Spreadsheet vs. Relational Database
In the previous section, you learned how the VLOOKUP function can search for matching data in columns across spreadsheets and automatically paste results. Building on that concept, let’s distinguish between a spreadsheet and a relational database, and under what circumstances it might be wiser to use the latter.
A spreadsheet is sometimes called a “flat-file database” because all of the records are stored in rows and columns in a single table. For example, if you kept a single spreadsheet of US food bank staff, every row would list an individual person, organization, and addresses, just like the mailing list we created in Figure 3.39 in the prior section on VLOOKUP.
But keeping all of your data in a single spreadsheet can raise problems.
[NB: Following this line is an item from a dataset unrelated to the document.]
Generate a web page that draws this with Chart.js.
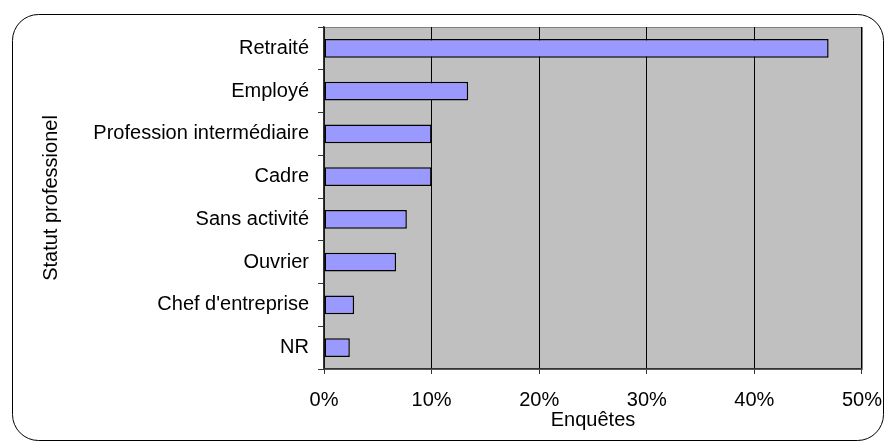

For example, it contains lots of duplicated entries. For people who all work at the same food bank, each row contains a duplicate of that organization’s address. If an organization moves to a new location, you need to update all of the rows that contain those addresses. Or if two organizations merge together under a new name, you need to update all of the rows for individuals affected by that change. While keeping all of your information organized in a single spreadsheet initially sounds like a good idea, when your dataset grows in size and internal relationships (such as tracking people who are connected to organizations, etc.), continually updating every row becomes a lot of extra work.
Instead of a single spreadsheet, consider using a relational database, which organizes information into separate sheets (also known as tables), but continually maintains the relevant connections between them. Look back at the two-sheet problem we presented in Figure 3.35 at the beginning of the VLOOKUP section. The first sheet lists individual people at each food bank, the second sheet lists the address for each food bank, and the two sheets share a column named organization that shows how they are related. Relational databases can save you time. For example, if you update an organization’s address in one sheet, the linked sheet will automatically reflect this change in every row for staff who work at that organization.
Although Google Sheets is a great spreadsheet, it’s not a relational database. Instead, consider a better tool such as Airtable, which allows you to create relational databases in your web browser with up to 1,200 free records (or more with the paid version), using existing templates or your own designs. Airtable enables data migration by importing or exporting all records in CSV format, and it also supports real-time editor collaboration with co-workers.
To demonstrate, we imported both of the Google Sheets above into this live Airtable database called Food Banks sample, which anyone with the link can view, but only we can edit. At the top are tabs to view each sheet, named people and food banks. To transform this into a relational database, we used Airtable settings to link the organization column in the people sheet to the food banks sheet, where the addresses are stored, as shown in Figure 3.40. In our editable version, we double-clicked on the column name, then selected Link to another record in the drop-down menu, to connect it to another tab.
In our Airtable sample, click on a linked row to expand it and view related data. For example, if you click and expand on the first row the people sheet, their organization’s full address appears from the food banks sheet, as shown in Figure 3.41. In our editable version, if we update the address for one organization in the food banks sheet, it’s automatically changed for all employees linked to that organization in the people sheet. In addition, Airtable allows you to sort, filter, and create different views of your data that you can share with others, a topic we’ll cover in Chapter 10: Embed on the Web. See more about its features in the Airtable Support page.
It’s important to understand the conceptual differences between a “flat-file” spreadsheet and a relational database to help you determine when to use one tool versus another. As you’ve learned in the sections above, spreadsheets are your best choice to begin organizing and analyzing your data, using methods such as sorting, filtering, pivoting, and lookup, to help reveal the underlying stories that you may wish to visualize. But relational databases are your best choice when maintaining large amounts of data with internal links, like one-to-many relationships, such as an organization with several employees.
If you’re one of the many people who “never really learned” about spreadsheets in school or on the job, or if you’ve taught yourself bits and pieces along the way, we hope that this chapter has successfully strengthened your skills. All of the subsequent chapters in this book, especially those on designing interactive charts in Chapter 7 and interactive maps in Chapter 8, require a basic level of familiarity with spreadsheets. In addition to serving as incredible time-savers when it comes to tedious data tasks, the spreadsheet tools and methods featured above are designed to help you share, sort, calculate, pivot, and lookup matching data, with the broader goal of visualizing your data stories.
The next chapter describes strategies for finding and questioning your data, particularly on open data sites operated by governmental and non-profit organizations, where you’ll also need spreadsheet skills to download and organize public information.